• [Aim]: Return all of the data exactly as written, without the pictures.
--
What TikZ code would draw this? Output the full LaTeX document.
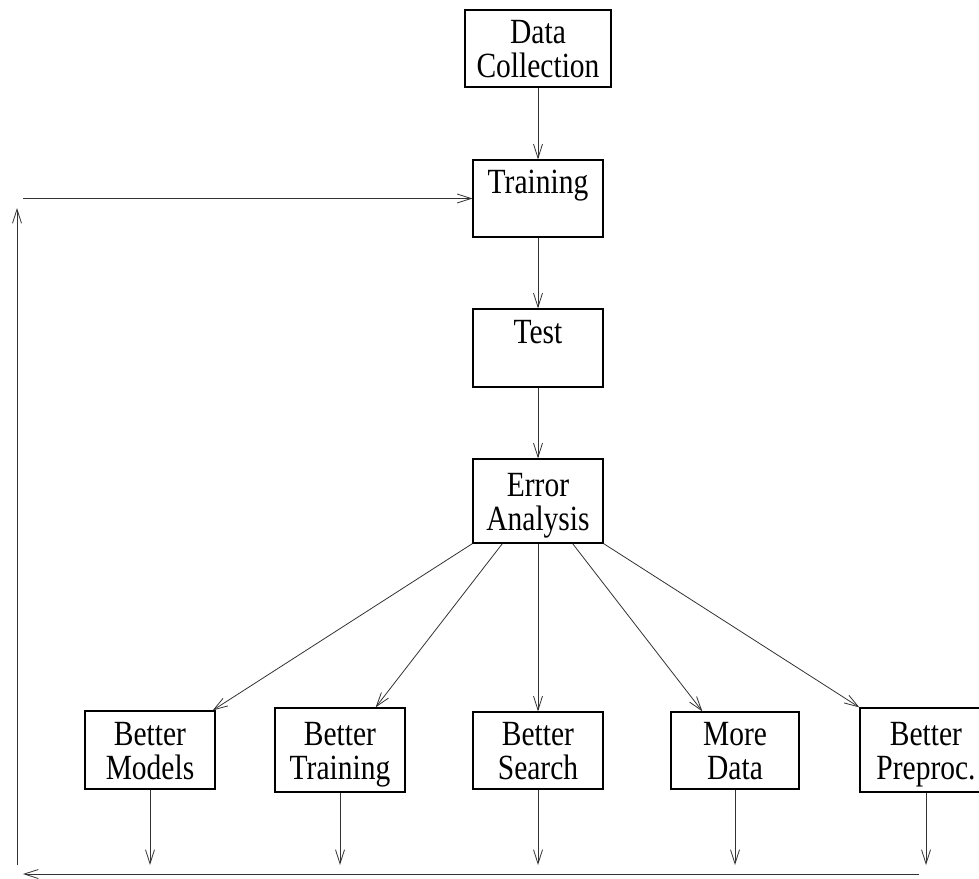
\documentclass[tikz,border=0pt]{standalone}
\usepackage{fontspec}
\setmainfont{Liberation Serif}
\usepackage{graphicx}
\usetikzlibrary{arrows.meta}
\newcommand{\twol}[2]{\rule{0pt}{24pt}\scalebox{1}[1.2]{#1}\\\smash{\scalebox{1}[1.2]{#2}}}
\tikzset{
  box/.style={draw, line width=1.2pt, inner sep=0pt, align=center,
    font=\fontsize{29.5}{34}\selectfont},
  conn/.style={line width=0.8pt, draw=black!80, -{Straight Barb[length=14pt,width=9pt,line width=0.8pt]}},
}
\begin{document}
\begin{tikzpicture}[x=1pt,y=-1pt]
\useasboundingbox[fill=white] (0,0) rectangle (979,878);
% main column
\node[box, minimum width=146pt, minimum height=77pt] (dc) at (538,48.5) {\twol{Data}{Collection}};
\node[box, minimum width=130pt, minimum height=77pt] (tr) at (538,198.5) {\twol{Training}{}};
\node[box, minimum width=130pt, minimum height=78pt] (te) at (538,348) {\twol{Test}{}};
\node[box, minimum width=130pt, minimum height=84pt] (ea) at (538,501) {\twol{Error}{Analysis}};
% bottom row
\node[box, minimum width=130pt, minimum height=78pt] (bm) at (150,750) {\twol{Better}{Models}};
\node[box, minimum width=130pt, minimum height=84pt] (bt) at (340,750) {\twol{Better}{Training}};
\node[box, minimum width=130pt, minimum height=77pt] (bs) at (538,750.5) {\twol{Better}{Search}};
\node[box, minimum width=128pt, minimum height=77pt] (md) at (735,750.5) {\twol{More}{Data}};
\node[box, minimum width=132pt, minimum height=84pt] (bp) at (926,750) {\twol{Better}{Preproc.}};
% main flow
\draw[conn] (dc.south) -- (tr.north);
\draw[conn] (tr.south) -- (te.north);
\draw[conn] (te.south) -- (ea.north);
% fan out
\draw[conn] (ea.south west) -- ([xshift=-3pt]bm.north east);
\draw[conn] ([xshift=30pt]ea.south west) -- ([xshift=-30pt]bt.north east);
\draw[conn] (ea.south) -- (bs.north);
\draw[conn] ([xshift=-31pt]ea.south east) -- ([xshift=32pt]md.north west);
\draw[conn] (ea.south east) -- (bp.north west);
% down arrows
\coordinate (bmE) at (150,865);
\coordinate (btE) at (340,865);
\coordinate (bsE) at (538,865);
\coordinate (mdE) at (735,865);
\coordinate (bpE) at (926,865);
\draw[conn] (bm.south) -- (bmE);
\draw[conn] (bt.south) -- (btE);
\draw[conn] (bs.south) -- (bsE);
\draw[conn] (md.south) -- (mdE);
\draw[conn] (bp.south) -- (bpE);
% feedback loop
\coordinate (lb1) at (919,874);
\coordinate (lb2) at (23,874);
\coordinate (lv1) at (17,865);
\coordinate (lv2) at (17,208);
\coordinate (lt) at (23,198.5);
\draw[conn] (lb1) -- (lb2);
\draw[conn] (lv1) -- (lv2);
\draw[conn] (lt) -- (tr.west);
\end{tikzpicture}
\end{document}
--
• [Written solution]:
What TikZ code would draw this? Output the full LaTeX document.
\documentclass[tikz,border=0pt]{standalone}
\usepackage{fontspec}
\setmainfont{Liberation Serif}
\usepackage{graphicx}
\usetikzlibrary{arrows.meta}
\newcommand{\twol}[2]{\rule{0pt}{24pt}\scalebox{1}[1.2]{#1}\\\smash{\scalebox{1}[1.2]{#2}}}
\tikzset{
  box/.style={draw, line width=1.2pt, inner sep=0pt, align=center,
    font=\fontsize{29.5}{34}\selectfont},
  conn/.style={line width=0.8pt, draw=black!80, -{Straight Barb[length=14pt,width=9pt,line width=0.8pt]}},
}
\begin{document}
\begin{tikzpicture}[x=1pt,y=-1pt]
\useasboundingbox[fill=white] (0,0) rectangle (979,878);
% main column
\node[box, minimum width=146pt, minimum height=77pt] (dc) at (538,48.5) {\twol{Data}{Collection}};
\node[box, minimum width=130pt, minimum height=77pt] (tr) at (538,198.5) {\twol{Training}{}};
\node[box, minimum width=130pt, minimum height=78pt] (te) at (538,348) {\twol{Test}{}};
\node[box, minimum width=130pt, minimum height=84pt] (ea) at (538,501) {\twol{Error}{Analysis}};
% bottom row
\node[box, minimum width=130pt, minimum height=78pt] (bm) at (150,750) {\twol{Better}{Models}};
\node[box, minimum width=130pt, minimum height=84pt] (bt) at (340,750) {\twol{Better}{Training}};
\node[box, minimum width=130pt, minimum height=77pt] (bs) at (538,750.5) {\twol{Better}{Search}};
\node[box, minimum width=128pt, minimum height=77pt] (md) at (735,750.5) {\twol{More}{Data}};
\node[box, minimum width=132pt, minimum height=84pt] (bp) at (926,750) {\twol{Better}{Preproc.}};
% main flow
\draw[conn] (dc.south) -- (tr.north);
\draw[conn] (tr.south) -- (te.north);
\draw[conn] (te.south) -- (ea.north);
% fan out
\draw[conn] (ea.south west) -- ([xshift=-3pt]bm.north east);
\draw[conn] ([xshift=30pt]ea.south west) -- ([xshift=-30pt]bt.north east);
\draw[conn] (ea.south) -- (bs.north);
\draw[conn] ([xshift=-31pt]ea.south east) -- ([xshift=32pt]md.north west);
\draw[conn] (ea.south east) -- (bp.north west);
% down arrows
\coordinate (bmE) at (150,865);
\coordinate (btE) at (340,865);
\coordinate (bsE) at (538,865);
\coordinate (mdE) at (735,865);
\coordinate (bpE) at (926,865);
\draw[conn] (bm.south) -- (bmE);
\draw[conn] (bt.south) -- (btE);
\draw[conn] (bs.south) -- (bsE);
\draw[conn] (md.south) -- (mdE);
\draw[conn] (bp.south) -- (bpE);
% feedback loop
\coordinate (lb1) at (919,874);
\coordinate (lb2) at (23,874);
\coordinate (lv1) at (17,865);
\coordinate (lv2) at (17,208);
\coordinate (lt) at (23,198.5);
\draw[conn] (lb1) -- (lb2);
\draw[conn] (lv1) -- (lv2);
\draw[conn] (lt) -- (tr.west);
\end{tikzpicture}
\end{document}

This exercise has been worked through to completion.